--- Begin ---

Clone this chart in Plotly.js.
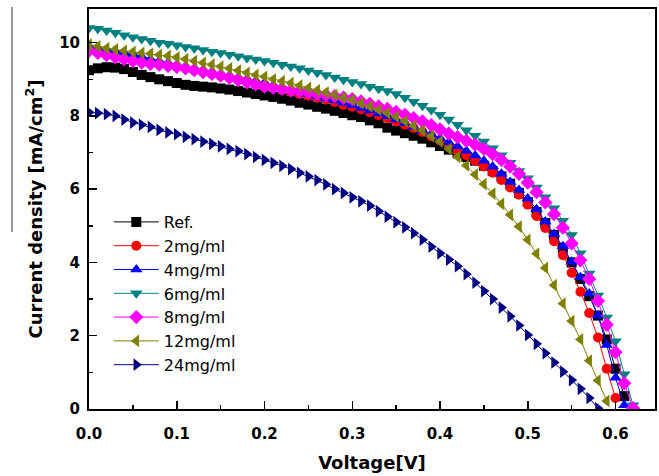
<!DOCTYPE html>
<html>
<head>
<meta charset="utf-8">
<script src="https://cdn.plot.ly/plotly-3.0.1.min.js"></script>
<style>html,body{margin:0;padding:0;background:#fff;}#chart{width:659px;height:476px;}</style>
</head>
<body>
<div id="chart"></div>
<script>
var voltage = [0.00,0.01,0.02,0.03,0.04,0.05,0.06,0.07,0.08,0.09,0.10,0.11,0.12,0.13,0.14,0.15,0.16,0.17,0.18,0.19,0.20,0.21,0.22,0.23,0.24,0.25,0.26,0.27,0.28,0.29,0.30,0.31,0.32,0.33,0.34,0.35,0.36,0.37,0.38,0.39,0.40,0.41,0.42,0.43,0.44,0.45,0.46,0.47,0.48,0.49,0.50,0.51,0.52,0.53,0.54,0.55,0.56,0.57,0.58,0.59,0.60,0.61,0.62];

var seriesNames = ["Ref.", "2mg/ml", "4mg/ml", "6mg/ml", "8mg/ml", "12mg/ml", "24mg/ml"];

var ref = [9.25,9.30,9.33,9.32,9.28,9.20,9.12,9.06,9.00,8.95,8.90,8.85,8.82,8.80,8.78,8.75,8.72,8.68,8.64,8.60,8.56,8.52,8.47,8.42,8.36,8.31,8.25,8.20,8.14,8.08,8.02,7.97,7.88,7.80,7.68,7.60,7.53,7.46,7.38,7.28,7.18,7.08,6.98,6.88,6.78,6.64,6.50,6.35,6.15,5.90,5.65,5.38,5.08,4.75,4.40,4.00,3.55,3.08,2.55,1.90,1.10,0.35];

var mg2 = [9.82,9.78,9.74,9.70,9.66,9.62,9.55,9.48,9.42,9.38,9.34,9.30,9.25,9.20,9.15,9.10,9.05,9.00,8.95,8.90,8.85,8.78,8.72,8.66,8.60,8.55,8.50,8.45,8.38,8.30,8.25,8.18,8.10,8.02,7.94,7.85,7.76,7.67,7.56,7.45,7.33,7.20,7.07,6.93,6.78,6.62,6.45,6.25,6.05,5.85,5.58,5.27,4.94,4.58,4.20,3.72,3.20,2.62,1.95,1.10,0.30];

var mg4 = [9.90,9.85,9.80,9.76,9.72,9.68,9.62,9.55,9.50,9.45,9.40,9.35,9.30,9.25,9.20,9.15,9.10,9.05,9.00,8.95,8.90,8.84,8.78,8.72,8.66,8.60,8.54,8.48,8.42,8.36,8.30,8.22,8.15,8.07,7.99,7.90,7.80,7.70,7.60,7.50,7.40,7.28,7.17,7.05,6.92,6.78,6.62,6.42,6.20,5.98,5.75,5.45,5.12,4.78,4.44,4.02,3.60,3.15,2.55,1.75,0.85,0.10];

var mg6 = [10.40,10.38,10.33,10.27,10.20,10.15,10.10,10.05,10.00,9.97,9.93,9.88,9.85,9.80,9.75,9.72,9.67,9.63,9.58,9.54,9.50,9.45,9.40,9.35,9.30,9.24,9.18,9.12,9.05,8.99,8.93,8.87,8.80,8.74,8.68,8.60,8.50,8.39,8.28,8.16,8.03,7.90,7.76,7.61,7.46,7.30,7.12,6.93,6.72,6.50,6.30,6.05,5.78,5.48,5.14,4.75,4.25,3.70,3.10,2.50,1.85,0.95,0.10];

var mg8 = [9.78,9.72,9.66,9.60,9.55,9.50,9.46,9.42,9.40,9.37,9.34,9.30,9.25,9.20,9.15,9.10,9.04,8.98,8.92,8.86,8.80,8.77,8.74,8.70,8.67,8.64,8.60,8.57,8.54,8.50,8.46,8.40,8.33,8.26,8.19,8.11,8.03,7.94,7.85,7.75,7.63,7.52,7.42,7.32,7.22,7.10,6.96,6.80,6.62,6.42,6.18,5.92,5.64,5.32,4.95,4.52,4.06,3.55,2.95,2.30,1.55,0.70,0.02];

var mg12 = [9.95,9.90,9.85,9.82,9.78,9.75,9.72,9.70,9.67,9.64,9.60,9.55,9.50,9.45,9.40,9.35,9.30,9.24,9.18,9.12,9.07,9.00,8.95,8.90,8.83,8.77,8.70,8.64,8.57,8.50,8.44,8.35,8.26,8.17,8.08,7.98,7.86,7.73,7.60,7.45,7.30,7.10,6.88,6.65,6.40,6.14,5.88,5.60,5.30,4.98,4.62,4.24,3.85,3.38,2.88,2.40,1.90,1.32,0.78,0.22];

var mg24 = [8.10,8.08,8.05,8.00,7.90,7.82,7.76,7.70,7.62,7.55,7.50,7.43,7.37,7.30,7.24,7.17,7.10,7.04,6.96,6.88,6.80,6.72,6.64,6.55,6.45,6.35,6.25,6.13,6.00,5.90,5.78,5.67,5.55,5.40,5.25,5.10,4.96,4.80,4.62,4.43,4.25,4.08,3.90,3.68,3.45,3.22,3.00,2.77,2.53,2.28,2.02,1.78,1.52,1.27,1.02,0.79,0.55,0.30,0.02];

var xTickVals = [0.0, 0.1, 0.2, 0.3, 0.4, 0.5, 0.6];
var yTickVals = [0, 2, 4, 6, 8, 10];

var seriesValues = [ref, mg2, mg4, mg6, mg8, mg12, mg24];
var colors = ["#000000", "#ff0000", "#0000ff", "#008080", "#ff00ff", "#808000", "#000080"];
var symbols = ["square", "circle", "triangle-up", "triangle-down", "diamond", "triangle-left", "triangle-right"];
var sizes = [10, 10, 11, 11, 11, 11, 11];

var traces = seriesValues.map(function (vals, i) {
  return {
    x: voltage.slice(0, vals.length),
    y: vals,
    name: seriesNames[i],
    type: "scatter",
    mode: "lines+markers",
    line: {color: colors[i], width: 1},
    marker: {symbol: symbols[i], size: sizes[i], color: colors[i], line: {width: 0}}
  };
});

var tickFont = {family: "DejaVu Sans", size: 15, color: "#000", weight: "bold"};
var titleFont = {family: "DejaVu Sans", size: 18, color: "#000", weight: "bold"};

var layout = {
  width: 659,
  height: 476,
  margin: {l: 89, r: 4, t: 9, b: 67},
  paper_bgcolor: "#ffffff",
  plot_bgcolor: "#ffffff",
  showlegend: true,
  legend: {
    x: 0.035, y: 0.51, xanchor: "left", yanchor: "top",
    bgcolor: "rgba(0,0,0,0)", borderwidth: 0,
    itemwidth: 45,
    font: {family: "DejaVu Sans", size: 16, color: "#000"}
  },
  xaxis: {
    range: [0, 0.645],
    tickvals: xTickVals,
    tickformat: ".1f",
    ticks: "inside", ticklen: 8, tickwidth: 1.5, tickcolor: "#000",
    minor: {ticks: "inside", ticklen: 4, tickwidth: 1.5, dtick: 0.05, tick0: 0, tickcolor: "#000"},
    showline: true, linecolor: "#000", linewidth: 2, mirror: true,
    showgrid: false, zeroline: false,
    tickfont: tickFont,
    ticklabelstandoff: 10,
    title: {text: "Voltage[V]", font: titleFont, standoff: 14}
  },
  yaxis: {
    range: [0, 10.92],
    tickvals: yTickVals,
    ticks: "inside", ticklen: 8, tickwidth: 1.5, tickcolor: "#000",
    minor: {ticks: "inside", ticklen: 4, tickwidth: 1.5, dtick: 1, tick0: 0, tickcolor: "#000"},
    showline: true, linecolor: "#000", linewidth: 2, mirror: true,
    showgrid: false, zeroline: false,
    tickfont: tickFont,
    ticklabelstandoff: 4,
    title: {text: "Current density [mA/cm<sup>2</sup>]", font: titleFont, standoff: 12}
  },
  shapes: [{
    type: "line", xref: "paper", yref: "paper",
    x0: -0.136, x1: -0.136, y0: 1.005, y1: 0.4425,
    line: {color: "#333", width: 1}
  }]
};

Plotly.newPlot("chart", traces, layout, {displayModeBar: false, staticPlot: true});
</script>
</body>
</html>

--- End ---

**Written problem**
Copy each line that holds the word "chart".

**Solved exercise**
Clone this chart in Plotly.js.
<style>html,body{margin:0;padding:0;background:#fff;}#chart{width:659px;height:476px;}</style>
<div id="chart"></div>
Plotly.newPlot("chart", traces, layout, {displayModeBar: false, staticPlot: true});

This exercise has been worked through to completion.